On Sun 01/Dec/2024 20:47:31 +0100 Jim Fenton wrote:
[...]
ARC (RFC 8617, experimental) has been discussed as a possible approach
here, but as noted at the end of Section 7.4, has not achieved wide enough
use to be useful here.
ARC, much like DKIM, just provides for crypto-signing messages, additionally
catering for exporting Authentication-Results. There has to be an additional
protocol to state in what cases ARC can be trusted and override DMARC. The
naïve position to always trust ARC is obviously poor, and it is the likely
reason why it is seldom honored.
In 2013, a similar protocol, ADSP [RFC5617], was changed from standards
track to historic, citing limited use and harm caused by incorrect
configuration very similar to the inappropriate use of p=reject described
above. While DMARC has had considerably more use than ADSP, the harm that
has been caused by DMARC is correspondingly higher.
One of the reasons to historicize ADSP was that DMARC was going to replace it.

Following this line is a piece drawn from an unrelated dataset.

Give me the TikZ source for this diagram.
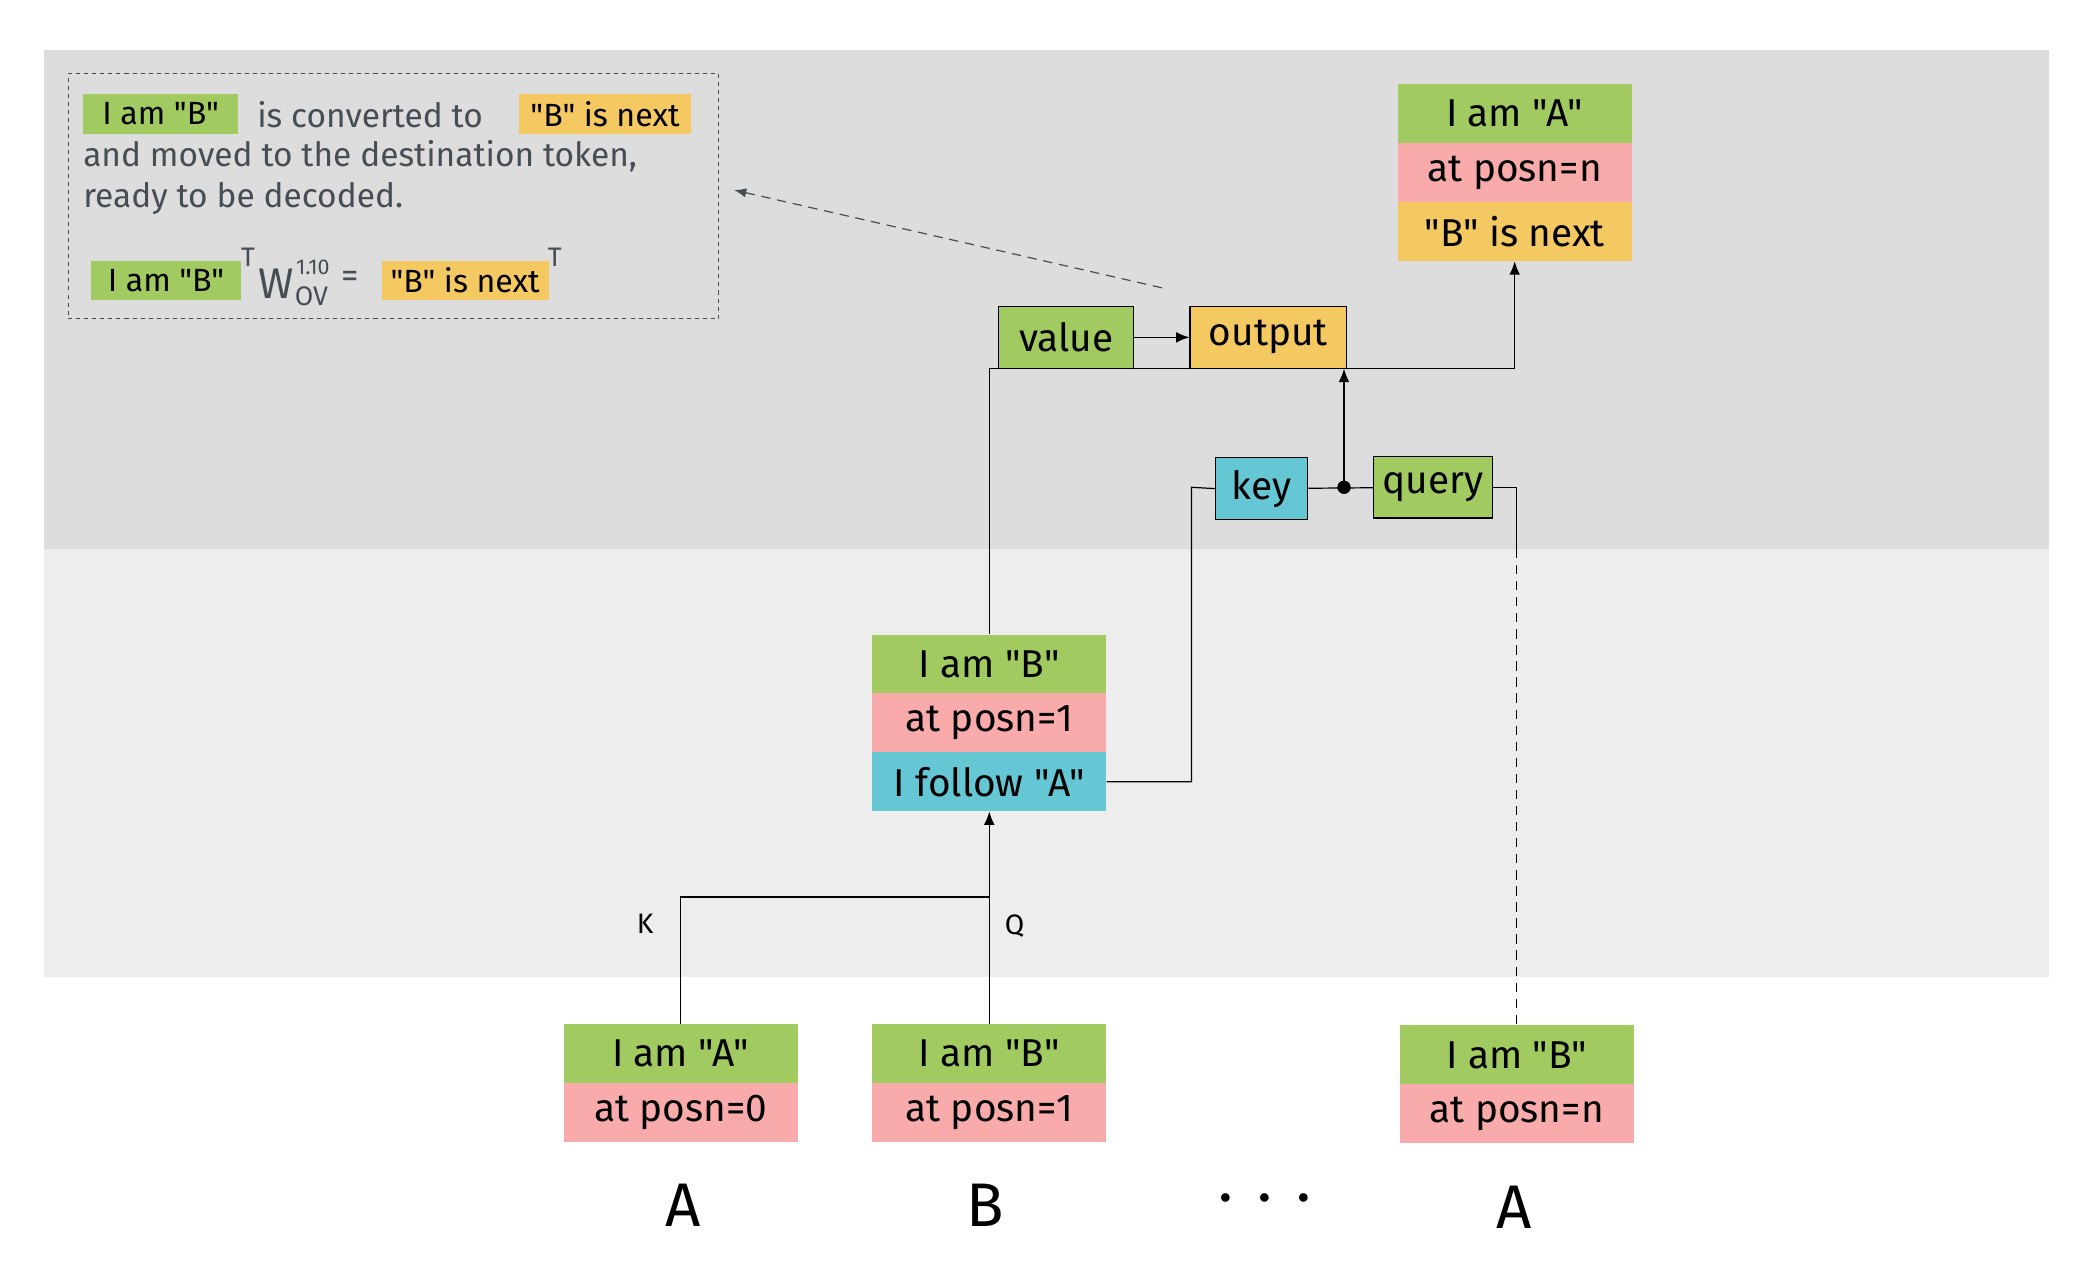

Now we (the email community) don't have a yet better thing coming up. In fact,
DMARCbis only tweaks a few facets of DMARC without affecting how it works, but,
perhaps more importantly, standardizes it.
Considering the above problems, DMARCbis is neither safe nor effective. It
should not be published as a standards track document by IETF.
DMARC is not the final ultimate solution to the email problem. Perhaps, for
example, someone will deal with recognizing when the friendly frase is at odds
with the actual address, but doing so is only meaningful if we can trust the
actual address. Likewise, more realistically, we can build a protocol to
commit ARC on a per-flow basis, or one to keep track of mailing list changes so
as to validate the original From: rather than munging it.
While the harm caused by DMARC cannot be undone by not publishing DMARCbis,
further work can be assured by promoting DMARC to standard track.